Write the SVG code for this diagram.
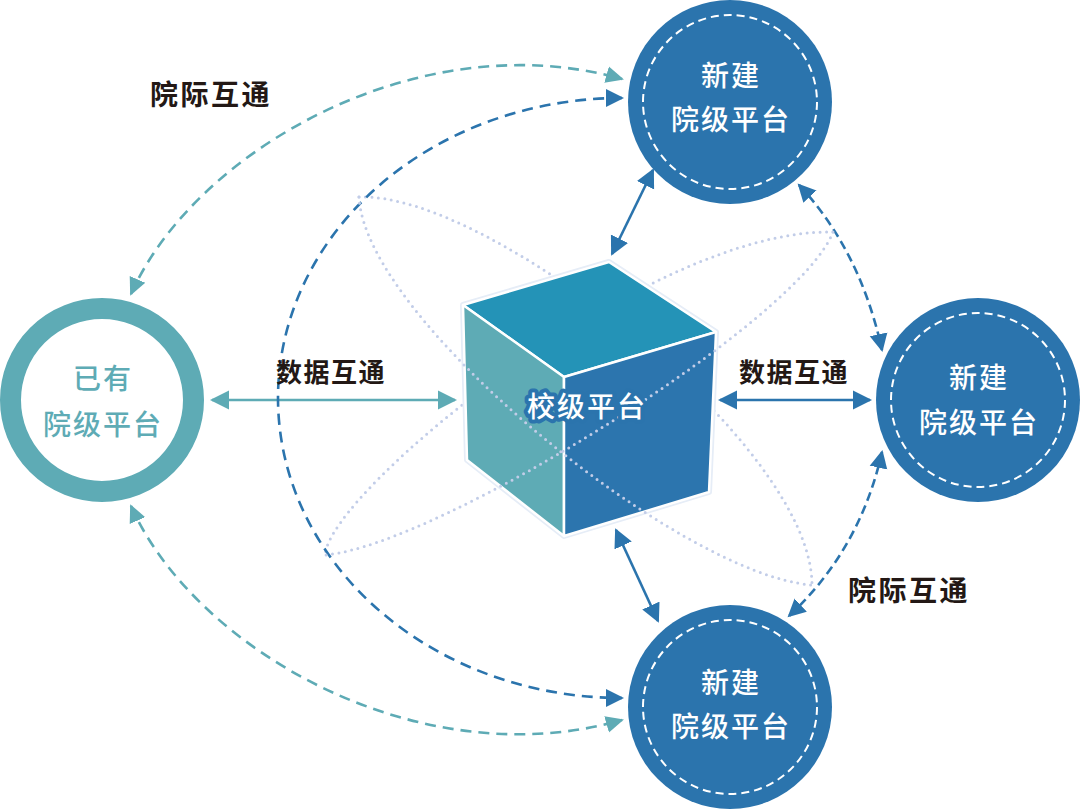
<svg xmlns="http://www.w3.org/2000/svg" width="1080" height="809" viewBox="0 0 1080 809">
<style>
.txt{font-family:"Noto Sans CJK SC","Noto Sans",sans-serif;dominant-baseline:central;text-anchor:middle}
.lbl{font-size:28px;font-weight:700;fill:#231815;letter-spacing:2.5px}
.lbl2{font-size:26px;font-weight:700;fill:#231815;letter-spacing:1.5px}
.ctext{font-size:28px;font-weight:500;fill:#ffffff;letter-spacing:2px}
.ttext{font-size:28px;font-weight:500;fill:#5eabb5;letter-spacing:2px}
.orbit{fill:none;stroke:#c2cde8;stroke-width:3;stroke-dasharray:0 6.5;stroke-linecap:round}
.bcirc{fill:#2b74ad}
.inner{fill:none;stroke:#ffffff;stroke-width:2;stroke-dasharray:8 5}
.solid-t{fill:none;stroke:#5eabb5;stroke-width:2.6}
.solid-b{fill:none;stroke:#2b74ad;stroke-width:2.6}
.dash-t{fill:none;stroke:#5eabb5;stroke-width:2.6;stroke-dasharray:11 7}
.dash-b{fill:none;stroke:#2b74ad;stroke-width:2.6;stroke-dasharray:11 7}
.dash-bs{fill:none;stroke:#2b74ad;stroke-width:2.6;stroke-dasharray:9 5}
</style>
<defs>
<marker id="ah-t" viewBox="0 -10 20 20" refX="17" refY="0" markerWidth="20" markerHeight="20" markerUnits="userSpaceOnUse" orient="auto-start-reverse"><path d="M0,-9.5 L19,0 L0,9.5 Z" fill="#5eabb5"/></marker>
<marker id="ah-b" viewBox="0 -10 20 20" refX="17" refY="0" markerWidth="20" markerHeight="20" markerUnits="userSpaceOnUse" orient="auto-start-reverse"><path d="M0,-9.5 L19,0 L0,9.5 Z" fill="#2b74ad"/></marker>
<marker id="ah-ts" viewBox="0 -10 20 20" refX="16" refY="0" markerWidth="20" markerHeight="20" markerUnits="userSpaceOnUse" orient="auto-start-reverse"><path d="M0,-8.5 L18,0 L0,8.5 Z" fill="#5eabb5"/></marker>
<marker id="ah-bs" viewBox="0 -10 20 20" refX="16" refY="0" markerWidth="20" markerHeight="20" markerUnits="userSpaceOnUse" orient="auto-start-reverse"><path d="M0,-9 L18,0 L0,9 Z" fill="#2b74ad"/></marker>
</defs>
<rect width="1080" height="809" fill="#ffffff"/>

<g id="orbits-back">
<path class="orbit" d="M359 197 C 490 192, 812 445, 812 585"/>
<path class="orbit" d="M833 232 C 650 228, 330 490, 325 555"/>
</g>

<g id="connectors">
<path class="solid-t" d="M212 400 L455 400" marker-start="url(#ah-t)" marker-end="url(#ah-t)"/>
<path class="solid-b" d="M720 400 L870 400" marker-start="url(#ah-b)" marker-end="url(#ah-b)"/>
<path class="solid-b" d="M612 254 L653 170" marker-start="url(#ah-b)" marker-end="url(#ah-b)"/>
<path class="solid-b" d="M616 530 L658 621" marker-start="url(#ah-b)" marker-end="url(#ah-b)"/>
<path class="dash-bs" d="M799 185 Q 860 250 882 350" marker-start="url(#ah-bs)" marker-end="url(#ah-bs)"/>
<path class="dash-bs" d="M882 452 Q 860 550 789 616" marker-start="url(#ah-bs)" marker-end="url(#ah-bs)"/>
<path class="dash-t" d="M131 294 C 195 150, 420 22, 622 79" marker-start="url(#ah-ts)" marker-end="url(#ah-ts)"/>
<path class="dash-t" d="M131 506 C 195 650, 420 778, 622 720" marker-start="url(#ah-ts)" marker-end="url(#ah-ts)"/>
<path class="dash-b" d="M622 98 A 344 300 0 0 0 622 698" marker-start="url(#ah-bs)" marker-end="url(#ah-bs)"/>
</g>

<g id="node-school">
<polygon points="609,262 716,332 709,492 564,536 467,460 463,305" fill="none" stroke="#e6edf7" stroke-width="6" stroke-linejoin="round"/>
<polygon points="609,262 716,332 564,377 463,305" fill="#2493b7" stroke="#ffffff" stroke-width="2.5" stroke-linejoin="round"/>
<polygon points="463,305 564,377 564,536 467,460" fill="#5eabb5" stroke="#ffffff" stroke-width="2.5" stroke-linejoin="round"/>
<polygon points="564,377 716,332 709,492 564,536" fill="#2c75ae" stroke="#ffffff" stroke-width="2.5" stroke-linejoin="round"/>
</g>

<g id="orbits-front">
<path class="orbit" d="M359 197 C 365 320, 680 575, 812 585"/>
<path class="orbit" d="M833 232 C 800 320, 440 545, 325 555"/>
</g>

<g id="school-label">
<text class="txt" x="587" y="405" font-size="28" font-weight="500" fill="#ffffff" stroke="#2b74ad" stroke-width="8" stroke-linejoin="round" paint-order="stroke" letter-spacing="2">校级平台</text>
</g>

<g id="node-existing">
<circle cx="102" cy="400" r="91.5" fill="#ffffff" stroke="#5eabb5" stroke-width="21"/>
<text class="txt ttext" x="103" y="377">已有</text>
<text class="txt ttext" x="103" y="423">院级平台</text>
</g>

<g id="node-new-top">
<circle class="bcirc" cx="730" cy="102" r="102"/>
<circle class="inner" cx="730" cy="102" r="87"/>
<text class="txt ctext" x="731" y="74">新建</text>
<text class="txt ctext" x="731" y="118">院级平台</text>
</g>

<g id="node-new-right">
<circle class="bcirc" cx="978" cy="400" r="102"/>
<circle class="inner" cx="978" cy="400" r="87"/>
<text class="txt ctext" x="979" y="376">新建</text>
<text class="txt ctext" x="979" y="421">院级平台</text>
</g>

<g id="node-new-bottom">
<circle class="bcirc" cx="730" cy="707" r="102"/>
<circle class="inner" cx="730" cy="707" r="87"/>
<text class="txt ctext" x="731" y="681">新建</text>
<text class="txt ctext" x="731" y="725">院级平台</text>
</g>

<g id="labels">
<text class="txt lbl" x="211" y="93">院际互通</text>
<text class="txt lbl" x="909" y="589">院际互通</text>
<text class="txt lbl2" x="331" y="370">数据互通</text>
<text class="txt lbl2" x="794" y="370">数据互通</text>
</g>
</svg>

################

Go through the listing above and quote it exactly, apart from its images.

Write the SVG code for this diagram.
<svg xmlns="http://www.w3.org/2000/svg" width="1080" height="809" viewBox="0 0 1080 809">
<style>
.txt{font-family:"Noto Sans CJK SC","Noto Sans",sans-serif;dominant-baseline:central;text-anchor:middle}
.lbl{font-size:28px;font-weight:700;fill:#231815;letter-spacing:2.5px}
.lbl2{font-size:26px;font-weight:700;fill:#231815;letter-spacing:1.5px}
.ctext{font-size:28px;font-weight:500;fill:#ffffff;letter-spacing:2px}
.ttext{font-size:28px;font-weight:500;fill:#5eabb5;letter-spacing:2px}
.orbit{fill:none;stroke:#c2cde8;stroke-width:3;stroke-dasharray:0 6.5;stroke-linecap:round}
.bcirc{fill:#2b74ad}
.inner{fill:none;stroke:#ffffff;stroke-width:2;stroke-dasharray:8 5}
.solid-t{fill:none;stroke:#5eabb5;stroke-width:2.6}
.solid-b{fill:none;stroke:#2b74ad;stroke-width:2.6}
.dash-t{fill:none;stroke:#5eabb5;stroke-width:2.6;stroke-dasharray:11 7}
.dash-b{fill:none;stroke:#2b74ad;stroke-width:2.6;stroke-dasharray:11 7}
.dash-bs{fill:none;stroke:#2b74ad;stroke-width:2.6;stroke-dasharray:9 5}
</style>
<defs>
<marker id="ah-t" viewBox="0 -10 20 20" refX="17" refY="0" markerWidth="20" markerHeight="20" markerUnits="userSpaceOnUse" orient="auto-start-reverse"><path d="M0,-9.5 L19,0 L0,9.5 Z" fill="#5eabb5"/></marker>
<marker id="ah-b" viewBox="0 -10 20 20" refX="17" refY="0" markerWidth="20" markerHeight="20" markerUnits="userSpaceOnUse" orient="auto-start-reverse"><path d="M0,-9.5 L19,0 L0,9.5 Z" fill="#2b74ad"/></marker>
<marker id="ah-ts" viewBox="0 -10 20 20" refX="16" refY="0" markerWidth="20" markerHeight="20" markerUnits="userSpaceOnUse" orient="auto-start-reverse"><path d="M0,-8.5 L18,0 L0,8.5 Z" fill="#5eabb5"/></marker>
<marker id="ah-bs" viewBox="0 -10 20 20" refX="16" refY="0" markerWidth="20" markerHeight="20" markerUnits="userSpaceOnUse" orient="auto-start-reverse"><path d="M0,-9 L18,0 L0,9 Z" fill="#2b74ad"/></marker>
</defs>
<rect width="1080" height="809" fill="#ffffff"/>

<g id="orbits-back">
<path class="orbit" d="M359 197 C 490 192, 812 445, 812 585"/>
<path class="orbit" d="M833 232 C 650 228, 330 490, 325 555"/>
</g>

<g id="connectors">
<path class="solid-t" d="M212 400 L455 400" marker-start="url(#ah-t)" marker-end="url(#ah-t)"/>
<path class="solid-b" d="M720 400 L870 400" marker-start="url(#ah-b)" marker-end="url(#ah-b)"/>
<path class="solid-b" d="M612 254 L653 170" marker-start="url(#ah-b)" marker-end="url(#ah-b)"/>
<path class="solid-b" d="M616 530 L658 621" marker-start="url(#ah-b)" marker-end="url(#ah-b)"/>
<path class="dash-bs" d="M799 185 Q 860 250 882 350" marker-start="url(#ah-bs)" marker-end="url(#ah-bs)"/>
<path class="dash-bs" d="M882 452 Q 860 550 789 616" marker-start="url(#ah-bs)" marker-end="url(#ah-bs)"/>
<path class="dash-t" d="M131 294 C 195 150, 420 22, 622 79" marker-start="url(#ah-ts)" marker-end="url(#ah-ts)"/>
<path class="dash-t" d="M131 506 C 195 650, 420 778, 622 720" marker-start="url(#ah-ts)" marker-end="url(#ah-ts)"/>
<path class="dash-b" d="M622 98 A 344 300 0 0 0 622 698" marker-start="url(#ah-bs)" marker-end="url(#ah-bs)"/>
</g>

<g id="node-school">
<polygon points="609,262 716,332 709,492 564,536 467,460 463,305" fill="none" stroke="#e6edf7" stroke-width="6" stroke-linejoin="round"/>
<polygon points="609,262 716,332 564,377 463,305" fill="#2493b7" stroke="#ffffff" stroke-width="2.5" stroke-linejoin="round"/>
<polygon points="463,305 564,377 564,536 467,460" fill="#5eabb5" stroke="#ffffff" stroke-width="2.5" stroke-linejoin="round"/>
<polygon points="564,377 716,332 709,492 564,536" fill="#2c75ae" stroke="#ffffff" stroke-width="2.5" stroke-linejoin="round"/>
</g>

<g id="orbits-front">
<path class="orbit" d="M359 197 C 365 320, 680 575, 812 585"/>
<path class="orbit" d="M833 232 C 800 320, 440 545, 325 555"/>
</g>

<g id="school-label">
<text class="txt" x="587" y="405" font-size="28" font-weight="500" fill="#ffffff" stroke="#2b74ad" stroke-width="8" stroke-linejoin="round" paint-order="stroke" letter-spacing="2">校级平台</text>
</g>

<g id="node-existing">
<circle cx="102" cy="400" r="91.5" fill="#ffffff" stroke="#5eabb5" stroke-width="21"/>
<text class="txt ttext" x="103" y="377">已有</text>
<text class="txt ttext" x="103" y="423">院级平台</text>
</g>

<g id="node-new-top">
<circle class="bcirc" cx="730" cy="102" r="102"/>
<circle class="inner" cx="730" cy="102" r="87"/>
<text class="txt ctext" x="731" y="74">新建</text>
<text class="txt ctext" x="731" y="118">院级平台</text>
</g>

<g id="node-new-right">
<circle class="bcirc" cx="978" cy="400" r="102"/>
<circle class="inner" cx="978" cy="400" r="87"/>
<text class="txt ctext" x="979" y="376">新建</text>
<text class="txt ctext" x="979" y="421">院级平台</text>
</g>

<g id="node-new-bottom">
<circle class="bcirc" cx="730" cy="707" r="102"/>
<circle class="inner" cx="730" cy="707" r="87"/>
<text class="txt ctext" x="731" y="681">新建</text>
<text class="txt ctext" x="731" y="725">院级平台</text>
</g>

<g id="labels">
<text class="txt lbl" x="211" y="93">院际互通</text>
<text class="txt lbl" x="909" y="589">院际互通</text>
<text class="txt lbl2" x="331" y="370">数据互通</text>
<text class="txt lbl2" x="794" y="370">数据互通</text>
</g>
</svg>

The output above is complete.